Now entering their fourth year of production cuts to prop up the oil market, OPEC, Russia, and nine other countries agreed last month to deepen their cuts to 1.7 million b/d — of which OPEC would shoulder 1.2 million b/d — from January to March.
Oil prices yesterday dropped lower than the week’s opening price, as Brent slipped to $64.63 and WTI, $58.80 while Nigeria’s Bonny Light was $67.58 as at 4.27pm GMT.
Nigeria pumped 1.84 million b/d, according to the survey. That is 90,000 b/d above its 2020 quota, although Nigeria has insisted that some of its barrels should be counted as condensate, which is not subject to production restrictions under the deal.
The country had proposed 2.3 million barrels daily crude oil production for 2019, but output remains below target and above OPEC quota.
The 10 members with quotas under the accord, which exempts Iran, Libya, and Venezuela, produced 25.06 million b/d in December, making good on their new collective ceiling of 25.15 million b/d.
Despite the reduced output and concerns about supply disruptions because of escalating hostilities in the Middle East, OPEC officials have said the market is in no danger of a shortage and that they see no reason to reverse their cuts for now.
Indeed, many analysts continue to forecast a supply glut through the first half of the year and say additional production restraint from OPEC and its partners may be needed to prevent an oil price slump.
Saudi Arabia, OPEC’s largest producer by far, trimmed its production in December to 9.82 million b/d, according to the survey, after surging it in November to replenish stocks depleted in the wake of the September 14 attacks on the Abqaiq processing facility and Khurais oil field.
That is far below its quota of 10.31 million b/d under the deal that expired at the end of December, and also well under its new cap of 10.14 million b/d. Saudi Energy Minister, Prince Abdulaziz bin Salman, has pledged to hold the kingdom’s output at around 9.74 million b/d starting in 2020, as long as other members respect their quotas.
So far, however, Saudi over-compliance has been masking underperformance by others.
Iraq, which has consistently flouted its cap, scaled back its production to a nine-month low of 4.58 million b/d in December, the survey found. OPEC’s second-largest producer will need to cut an additional 120,000 b/d to meet its new target of 4.46 million b/d.

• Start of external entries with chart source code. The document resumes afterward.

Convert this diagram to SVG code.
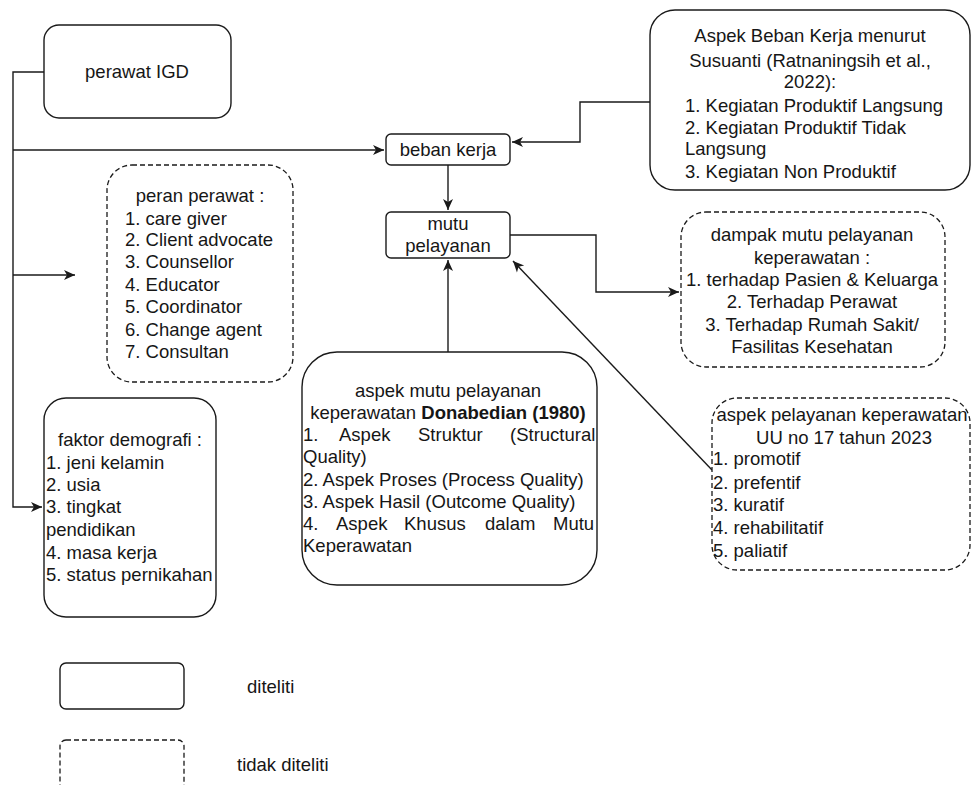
<svg xmlns="http://www.w3.org/2000/svg" width="972" height="785" viewBox="0 0 972 785">
<style>
.t{font-family:"Liberation Sans",Arial,sans-serif;font-size:18.5px;fill:#161616}
.c{text-anchor:middle}
.b{font-weight:bold}
.box{fill:#fff;stroke:#1a1a1a;stroke-width:1.4}
.dash{fill:#fff;stroke:#1a1a1a;stroke-width:1.3;stroke-dasharray:5,3}
.ln{fill:none;stroke:#1a1a1a;stroke-width:1.4}
</style>
<defs>
<marker id="arr" viewBox="0 0 12 12" refX="11" refY="6" markerWidth="12" markerHeight="12" orient="auto" markerUnits="userSpaceOnUse">
<path d="M0,1 L11,6 L0,11 L3,6 z" fill="#1a1a1a"/>
</marker>
</defs>
<rect width="972" height="785" fill="#fff"/>

<g id="connectors">
<path class="ln" d="M44,72 H13 V507 H42" marker-end="url(#arr)"/>
<path class="ln" d="M13,150 H384" marker-end="url(#arr)"/>
<path class="ln" d="M13,275 H75" marker-end="url(#arr)"/>
<path class="ln" d="M650,102 H580 V142 H512" marker-end="url(#arr)"/>
<path class="ln" d="M448,165 V210" marker-end="url(#arr)"/>
<path class="ln" d="M448,352 V260" marker-end="url(#arr)"/>
<path class="ln" d="M510,235 H596 V292 H679" marker-end="url(#arr)"/>
<path class="ln" d="M712,470 L513,261" marker-end="url(#arr)"/>
</g>

<g id="perawat-igd">
<rect class="box" x="44" y="25" width="187" height="93" rx="15"/>
<text class="t c" x="137" y="78">perawat IGD</text>
</g>

<g id="beban-kerja">
<rect class="box" x="386" y="134" width="124" height="31" rx="5"/>
<text class="t c" x="448" y="156">beban kerja</text>
</g>

<g id="aspek-beban-kerja">
<rect class="box" x="650" y="10" width="320" height="180" rx="25"/>
<text class="t c" x="810" y="42">Aspek Beban Kerja menurut</text>
<text class="t c" x="810" y="67">Susuanti (Ratnaningsih et al.,</text>
<text class="t c" x="810" y="88">2022):</text>
<text class="t" x="685" y="112">1. Kegiatan Produktif Langsung</text>
<text class="t" x="685" y="134">2. Kegiatan Produktif Tidak</text>
<text class="t" x="685" y="155">Langsung</text>
<text class="t" x="685" y="178">3. Kegiatan Non Produktif</text>
</g>

<g id="mutu-pelayanan">
<rect class="box" x="386" y="212" width="124" height="46" rx="5"/>
<text class="t c" x="448" y="230">mutu</text>
<text class="t c" x="448" y="252">pelayanan</text>
</g>

<g id="peran-perawat">
<rect class="dash" x="107" y="165" width="186" height="217" rx="25"/>
<text class="t c" x="200" y="202">peran perawat :</text>
<text class="t" x="125" y="225">1. care giver</text>
<text class="t" x="125" y="246">2. Client advocate</text>
<text class="t" x="125" y="268">3. Counsellor</text>
<text class="t" x="125" y="291">4. Educator</text>
<text class="t" x="125" y="313">5. Coordinator</text>
<text class="t" x="125" y="336">6. Change agent</text>
<text class="t" x="125" y="358">7. Consultan</text>
</g>

<g id="dampak-mutu">
<rect class="dash" x="681" y="212" width="264" height="155" rx="25"/>
<text class="t c" x="812" y="241">dampak mutu pelayanan</text>
<text class="t c" x="812" y="264">keperawatan :</text>
<text class="t c" x="812" y="286">1. terhadap Pasien &amp; Keluarga</text>
<text class="t c" x="812" y="308">2. Terhadap Perawat</text>
<text class="t c" x="812" y="331">3. Terhadap Rumah Sakit/</text>
<text class="t c" x="812" y="353">Fasilitas Kesehatan</text>
</g>

<g id="faktor-demografi">
<rect class="box" x="44" y="398" width="172" height="219" rx="22"/>
<text class="t c" x="130" y="446">faktor demografi :</text>
<text class="t" x="46" y="469">1. jeni kelamin</text>
<text class="t" x="46" y="491">2. usia</text>
<text class="t" x="46" y="513">3. tingkat</text>
<text class="t" x="46" y="536">pendidikan</text>
<text class="t" x="46" y="559">4. masa kerja</text>
<text class="t" x="46" y="581">5. status pernikahan</text>
</g>

<g id="aspek-mutu-donabedian">
<rect class="box" x="302" y="352" width="295" height="233" rx="35"/>
<text class="t c" x="448" y="397">aspek mutu pelayanan</text>
<text class="t c" x="448" y="419">keperawatan <tspan class="b">Donabedian (1980)</tspan></text>
<text class="t" y="441"><tspan x="303">1.</tspan><tspan x="339">Aspek</tspan><tspan x="418">Struktur</tspan><tspan x="510">(Structural</tspan></text>
<text class="t" x="303" y="463">Quality)</text>
<text class="t" x="303" y="486">2. Aspek Proses (Process Quality)</text>
<text class="t" x="303" y="508">3. Aspek Hasil (Outcome Quality)</text>
<text class="t" y="530"><tspan x="303">4.</tspan><tspan x="336">Aspek</tspan><tspan x="404">Khusus</tspan><tspan x="485">dalam</tspan><tspan x="553">Mutu</tspan></text>
<text class="t" x="303" y="552">Keperawatan</text>
</g>

<g id="aspek-pelayanan-uu">
<rect class="dash" x="712" y="398" width="258" height="172" rx="25"/>
<text class="t c" x="842" y="421">aspek pelayanan keperawatan</text>
<text class="t c" x="844" y="444">UU no 17 tahun 2023</text>
<text class="t" x="713" y="465">1. promotif</text>
<text class="t" x="713" y="489">2. prefentif</text>
<text class="t" x="713" y="511">3. kuratif</text>
<text class="t" x="713" y="534">4. rehabilitatif</text>
<text class="t" x="713" y="557">5. paliatif</text>
</g>

<g id="legend-diteliti">
<rect class="box" x="60" y="663" width="124" height="46" rx="6"/>
<text class="t" x="247" y="693">diteliti</text>
</g>

<g id="legend-tidak-diteliti">
<rect class="dash" x="60" y="740" width="124" height="60" rx="6"/>
<text class="t" x="237" y="771">tidak diteliti</text>
</g>
</svg>
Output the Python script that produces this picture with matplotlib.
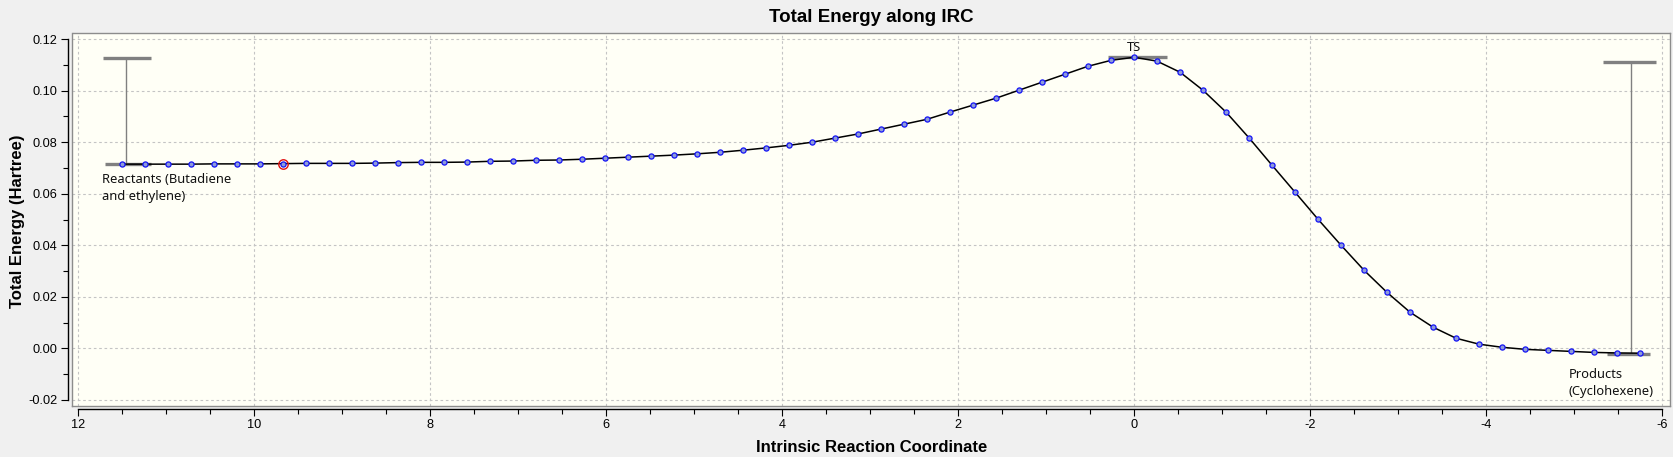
import matplotlib
matplotlib.use("Agg")
import matplotlib.pyplot as plt
from matplotlib.ticker import MultipleLocator, FormatStrFormatter

# ---------------- data ----------------
irc_coord = [11.502, 11.240, 10.979, 10.717, 10.456, 10.195, 9.933, 9.672, 9.410, 9.149,
             8.888, 8.626, 8.365, 8.103, 7.842, 7.581, 7.319, 7.058, 6.796, 6.535,
             6.274, 6.012, 5.751, 5.489, 5.228, 4.967, 4.705, 4.444, 4.182, 3.921,
             3.660, 3.398, 3.137, 2.875, 2.614, 2.353, 2.091, 1.830, 1.568, 1.307,
             1.046, 0.784, 0.523, 0.261, 0.000,
             -0.261, -0.523, -0.784, -1.046, -1.307, -1.568, -1.830, -2.091, -2.353, -2.614,
             -2.875, -3.137, -3.398, -3.660, -3.921, -4.182, -4.444, -4.705, -4.967, -5.228,
             -5.489, -5.751]
total_energy = [0.0715, 0.0715, 0.0715, 0.0715, 0.0716, 0.0716, 0.0716, 0.0717, 0.0718, 0.0718,
                0.0718, 0.0719, 0.0721, 0.0722, 0.0722, 0.0723, 0.0726, 0.0727, 0.0730, 0.0731,
                0.0734, 0.0738, 0.0742, 0.0746, 0.0750, 0.0755, 0.0761, 0.0769, 0.0778, 0.0788,
                0.0800, 0.0816, 0.0832, 0.0851, 0.0870, 0.0889, 0.0917, 0.0944, 0.0971, 0.1002,
                0.1033, 0.1064, 0.1095, 0.1118, 0.1130,
                0.1115, 0.1072, 0.1002, 0.0917, 0.0817, 0.0711, 0.0606, 0.0501, 0.0400, 0.0303,
                0.0217, 0.0140, 0.0082, 0.0039, 0.0016, 0.0004, -0.0004, -0.0008, -0.0012, -0.0016,
                -0.0018, -0.0019]
current_point = 7  # highlighted (red) point index

# energy brackets: (x_left, x_right, x_line, E_low, E_high)
reactant_bracket = [11.716, 11.17, 11.455, 0.0715, 0.1129]
reactant_low_bar = [11.69, 11.17]
product_bracket = [-5.332, -5.926, -5.645, -0.0022, 0.1111]
product_low_bar = [-5.369, -5.858]
ts_bar = [0.29, -0.377, 0.1131]

title = "Total Energy along IRC"
xlabel = "Intrinsic Reaction Coordinate"
ylabel = "Total Energy (Hartree)"
reactant_label = "Reactants (Butadiene\nand ethylene)"
product_label = "Products\n(Cyclohexene)"
ts_label = "TS"

# ---------------- figure ----------------
W, H = 1674, 457
fig = plt.figure(figsize=(W / 100, H / 100), dpi=100, facecolor="#F0F0F0")
ax_l, ax_r, ax_t, ax_b = 72.5, 1670, 33.3, 406
ax = fig.add_axes([ax_l / W, 1 - ax_b / H, (ax_r - ax_l) / W, (ax_b - ax_t) / H])
ax.set_facecolor("#FFFFF6")

ax.set_xlim(12.06, -6.09)
ax.set_ylim(-0.0224, 0.1223)

ax.xaxis.set_major_locator(MultipleLocator(2))
ax.xaxis.set_minor_locator(MultipleLocator(0.5))
ax.yaxis.set_major_locator(MultipleLocator(0.02))
ax.yaxis.set_minor_locator(MultipleLocator(0.01))
ax.xaxis.set_major_formatter(FormatStrFormatter("%d"))
ax.yaxis.set_major_formatter(FormatStrFormatter("%.2f"))

ax.set_axisbelow(True)
ax.grid(True, which="major", color="#C4C4C4", linestyle=(0, (2.4, 2.4)), linewidth=0.8)

# spines: gray frame + offset black axis lines
frame_col = "#8C8C8C"
for s in ("top", "right"):
    ax.spines[s].set_color(frame_col)
    ax.spines[s].set_linewidth(1.0)
for s in ("left", "bottom"):
    ax.spines[s].set_color("black")
    ax.spines[s].set_linewidth(1.0)
ax.spines["left"].set_position(("outward", 2.9))
ax.spines["bottom"].set_position(("outward", 1.8))
ax.spines["left"].set_bounds(-0.02, 0.12)
ax.spines["bottom"].set_bounds(-6, 12)
ax.plot([0, 0], [0, 1], transform=ax.transAxes, color=frame_col, lw=1.0, clip_on=False, zorder=6)
ax.plot([0, 1], [0, 0], transform=ax.transAxes, color=frame_col, lw=1.0, clip_on=False, zorder=6)

ax.tick_params(which="major", direction="out", length=4.8, width=0.8, color="black", pad=3.0)
ax.tick_params(which="minor", direction="out", length=3.4, width=0.8, color="black")
for lab in ax.get_xticklabels() + ax.get_yticklabels():
    lab.set_fontfamily("Liberation Sans")
    lab.set_fontsize(9.2)

# curve and points
ax.plot(irc_coord, total_energy, color="black", lw=1.1, zorder=3)
ax.plot(irc_coord, total_energy, ls="none", marker="o", ms=3.7,
        mfc="#8E9BD8", mec="#1414F5", mew=0.9, zorder=4)
ax.plot(irc_coord[current_point], total_energy[current_point], ls="none", marker="o", ms=6.8,
        mfc="none", mec="#E01010", mew=1.0, zorder=5)

# brackets
gray = "#808080"
ax.hlines(reactant_bracket[4], reactant_bracket[0], reactant_bracket[1], color=gray, lw=2.4, zorder=2)
ax.hlines(reactant_bracket[3], reactant_low_bar[0], reactant_low_bar[1], color=gray, lw=2.4, zorder=2)
ax.vlines(reactant_bracket[2], reactant_bracket[3], reactant_bracket[4], color=gray, lw=1.0, zorder=2)
ax.hlines(product_bracket[4], product_bracket[0], product_bracket[1], color=gray, lw=2.4, zorder=2)
ax.hlines(product_bracket[3], product_low_bar[0], product_low_bar[1], color=gray, lw=2.4, zorder=2)
ax.vlines(product_bracket[2], product_bracket[3], product_bracket[4], color=gray, lw=1.0, zorder=2)
ax.hlines(ts_bar[2], ts_bar[0], ts_bar[1], color=gray, lw=2.4, zorder=2)

ann_font = dict(family="Noto Sans", size=9.3, color="#111111")
ax.text(11.73, 0.0623, reactant_label, ha="left", va="center", linespacing=1.45, **ann_font)
ax.text(-4.934, -0.0136, product_label, ha="left", va="center", linespacing=1.4, **ann_font)
ax.text(0.0, 0.1169, ts_label, ha="center", va="center", **ann_font)

# titles
cx = (ax_l + ax_r) / 2 / W
fig.text(cx, 1 - 21.7 / H, title, ha="center", va="baseline",
         family="Liberation Sans", fontweight="bold", fontsize=13.5)
fig.text(cx, 1 - 452.3 / H, xlabel, ha="center", va="baseline",
         family="Liberation Sans", fontweight="bold", fontsize=12)
fig.text(17.5 / W, 1 - 221 / H, ylabel, ha="center", va="center", rotation=90,
         family="Liberation Sans", fontweight="bold", fontsize=12)

fig.savefig("out.png", dpi=100, facecolor=fig.get_facecolor())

The UAE trimmed its output by 60,000 b/d to a 15-month low, while Libya experienced issues with its El Feel field, which dropped its production by 30,000 b/d. Sanctions-impaired Iran saw its production fall by the same amount, the survey found.
Those losses were more than enough to offset Angola’s 150,000 b/d rise in December, which was boosted by the return of key grade Girassol from maintenance.Venezuela, also under US sanctions, saw a modest 20,000 b/d rise as its crude exports rebounded, while Ecuador and the Republic of Congo saw similar gains, according to the survey.
December was Ecuador’s last month as an OPEC member, with its energy ministry January 2, confirming the country’s decision to exit the organisation due to financial needs that it said made further production cuts unpalatable. But sources close to Ecuador and OPEC told Platts that the two sides have been discussing a potential return.
Overall, OPEC’s compliance with its cuts was 158% for December, according to Platts’ calculations. Under the new quotas that went into force January 1, OPEC’s December production would result in 108% compliance.